发布时间:2018-05-04 12:21

  本文选题:搜索引擎 + 在线旅游 ; 参考:《北京邮电大学》2013年硕士论文


【摘要】:随着Internet技术和旅游业的蓬勃发展,特别是近年来人们生活水平的提高以及在线旅游业的兴起,越来越多的用户倾向于网上订购在线旅游线路出游。
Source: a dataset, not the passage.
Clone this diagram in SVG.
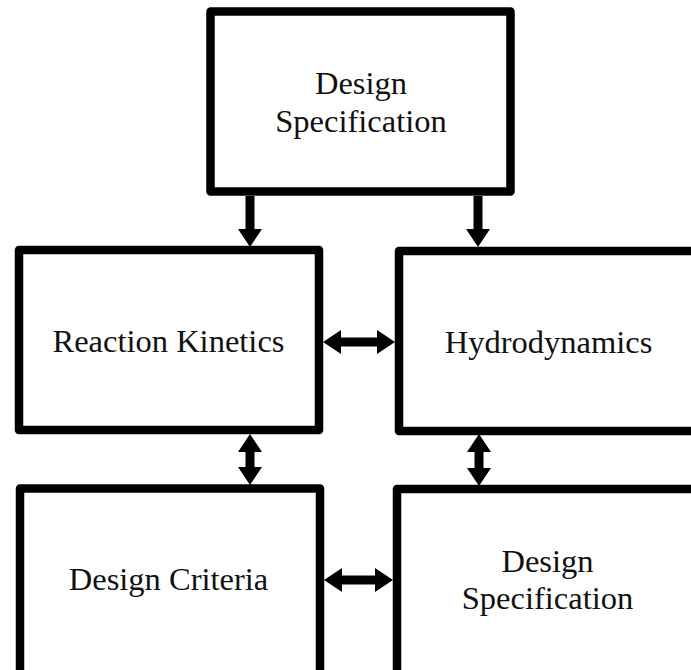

由于在线旅游线路网页的急剧增多,在线旅游搜索引擎己经成为当前搜索引擎发展的一个重要的研究方向。 本文首先介绍了分布式在线旅游搜索爬虫系统的研究背景及意义、网络爬虫的研究现状等知识,结合搜索引擎的工作原理以及分布式网络爬虫的相关技术和策略,对本系统中需要用到的关键技术做了详细的分析与研究,其中重点研究了分布式任务分配策略及粒度选择、URL去重技术和在线旅游线路网页的更新策略,并根据旅游线路网页的特点,提出了一个专门针对在线旅游线路网页的判别算法。 在以上这些关键技术和策略的基础上,设计并实现了一个以用户对在线旅游线路网页搜索需求作为研究背景,以互联网上的旅游度假平台网站和普通旅行社网站内容作为旅游线路信息的采集对象的分布式在线旅游搜索爬虫系统。在系统设计部分,本文按照实现的功能将分布式在线旅游搜索爬虫系统划分成了四个主要模块,分别为控制服务器、爬虫服务器、索引检索服务器以及数据库模块,并对各个模块的结构进行了详细的描述,同时给出了类图设计。最后,详细介绍了控制服务器和爬虫服务器的实现过程,并使用JAVSA作为开发语言,以T0mcat+Apache+MySQL作为开发环境,实现了整个系统。 为了验证整个分布式爬虫系统的可行性,本文在最后部分使用了5台服务器搭建运行测试环境,对系统进行了功能和性能测试。通过对在线旅游线路网页判别算法准确性进行测试,结果表明该算法能有效地判别一个网页是否为在线旅游线路网页,其准确率达到了90%左右。运行测试结果表明,本文所设计的分布式在线旅游搜索爬虫系统无论是以单台服务器运行,还是整体运行,都能够稳定、高效地采集在线旅游线路网页信息,并根据线路标题建立倒排索引,使用户可以通过一个基于WEB的图形界面方便地检索到所需要的旅游线路信息,达到了设计的目标,对旅游业的信息化有着重要的实际应用价值。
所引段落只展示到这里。